After a week I checked the progress, not knowing exactly what I should be looking for.  The yolks seemed like a firm but fragile jelly and a pretty sticky.  The instructions I had seen said they would be firmer, more like gummy bears.  So, I covered them back up and let them sit in the fridge another week.  In hind sight, leaving them buried in the salt but not putting a lid on the container would have sped up the drying/curing but fridge space was at a premium and I wanted to stack the containers so I put the lids on.

eggs.4

Brushing excess salt cure off the yolks.

Another week later, they’re firmer.  So, on to the next step.  Carefully clean as much of the salt mixture off the yolks as possible – not easy because the yolks are sticky and still surprisingly delicate.

eggs.5

Yolks laid out on cheesecloth, ready to be swaddled.

eggs.7

Swaddled yolks tied off between each one.

eggs.8

Swaddled yolks ready to go back into the fridge. The 4 on top were cured in the fennel cure. The two in the middle are the duck yolks.

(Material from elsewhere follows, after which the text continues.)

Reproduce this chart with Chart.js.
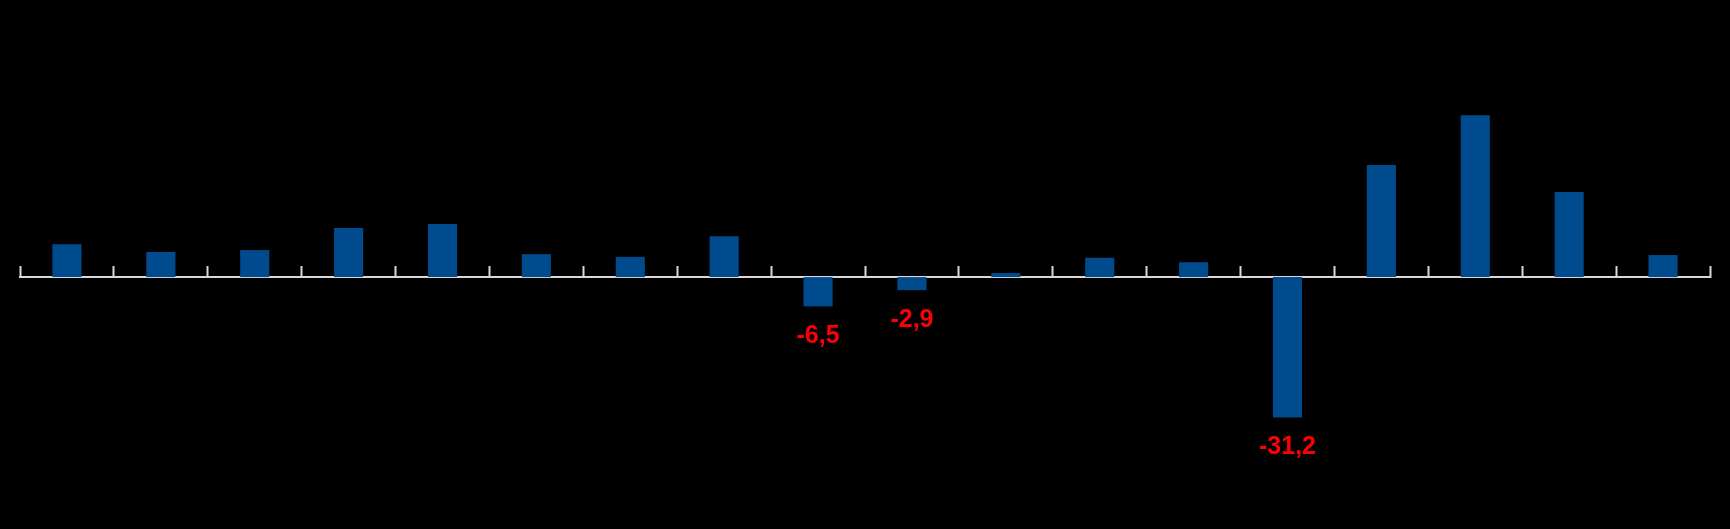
<!DOCTYPE html>
<html>
<head>
<meta charset="utf-8">
<script src="https://cdn.jsdelivr.net/npm/chart.js@4/dist/chart.umd.min.js"></script>
<style>
  html, body { margin: 0; padding: 0; background: #000; }
  .chart-container { width: 1730px; height: 529px; position: relative; }
</style>
</head>
<body>
<div class="chart-container"><canvas id="chart"></canvas></div>
<script>
// Data
const categories = ["1", "2", "3", "4", "5", "6", "7", "8", "9", "10", "11", "12", "13", "14", "15", "16", "17", "18"];
const values = [7.3, 5.6, 6.0, 10.9, 11.8, 5.1, 4.5, 9.1, -6.5, -2.9, 0.9, 4.3, 3.3, -31.2, 24.9, 36.0, 18.9, 4.9];

// draw red labels under the negative bars
const negativeLabels = {
  id: "negativeLabels",
  afterDatasetsDraw(chart) {
    const ctx = chart.ctx;
    const meta = chart.getDatasetMeta(0);
    ctx.save();
    ctx.font = "bold 25px 'Liberation Sans', Arial, sans-serif";
    ctx.fillStyle = "#ff0000";
    ctx.textAlign = "center";
    ctx.textBaseline = "middle";
    meta.data.forEach((bar, i) => {
      const v = values[i];
      if (v >= 0) return;
      const text = v.toFixed(1).replace(".", ",");
      ctx.fillText(text, bar.x, bar.y + 30);
    });
    ctx.restore();
  },
};

const chartConfig = {
  type: "bar",
  data: {
    labels: categories,
    datasets: [
      {
        data: values,
        backgroundColor: "#004b8d",
        borderWidth: 0,
        barPercentage: 0.62,
        categoryPercentage: 0.5,
      },
    ],
  },
  options: {
    responsive: true,
    maintainAspectRatio: false,
    animation: false,
    layout: { padding: { left: 20, right: 20, top: 0, bottom: 0 } },
    plugins: {
      legend: { display: false },
      tooltip: { enabled: false },
    },
    scales: {
      x: {
        position: { y: 0 },
        offset: true,
        grid: {
          offset: true,
          drawOnChartArea: false,
          drawTicks: true,
          tickLength: -12,
          tickWidth: 2,
          tickColor: "#d9d9d9",
        },
        border: { display: true, color: "#d9d9d9", width: 2 },
        ticks: { display: false },
        afterFit: (s) => {
          s.height = 0;
        },
      },
      y: {
        display: false,
        min: -56,
        max: 61.6,
      },
    },
  },
  plugins: [negativeLabels],
};

const myChart = new Chart(document.getElementById("chart"), chartConfig);
</script>
</body>
</html>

Once clean, the yolks are swaddled in a strip of cheese cloth, tied off between each yolk and  returned to the fridge for another week or two of drying, uncovered.

The end result is a yolk that is about half or less the size of what I started with.  The texture is firm, sort of like Swiss cheese.

Now, after all that, what do they taste like?  Reports on the inter-web rave about the richness, the depth of umami.  One likened grated cured egg yolk to dried mayonnaise.

eggs.9

Finished cured yolk grated over ravioli. One-half yolk is enough to season 2 servings.

In my opinion, not so much.  They’re salty.  They taste vaguely of egg.  The added flavor elements of black pepper and fennel are subtle but present.  In the end, I think it was an interesting egg-speriment.  I’m glad I tried to make them.  I find them useful as an umami flavor addition/boost, like anchovy or miso.  My favorite use so far is to grate half of one over a simple pasta with an olive-oil, garlic sauce. They’re also nice grated over a green salad or into a simple vinaigrette dressing.  Ultimately I probably won’t take the time to cure egg yolks again. But you should! It’ll cost you some time but you won’t be sorry.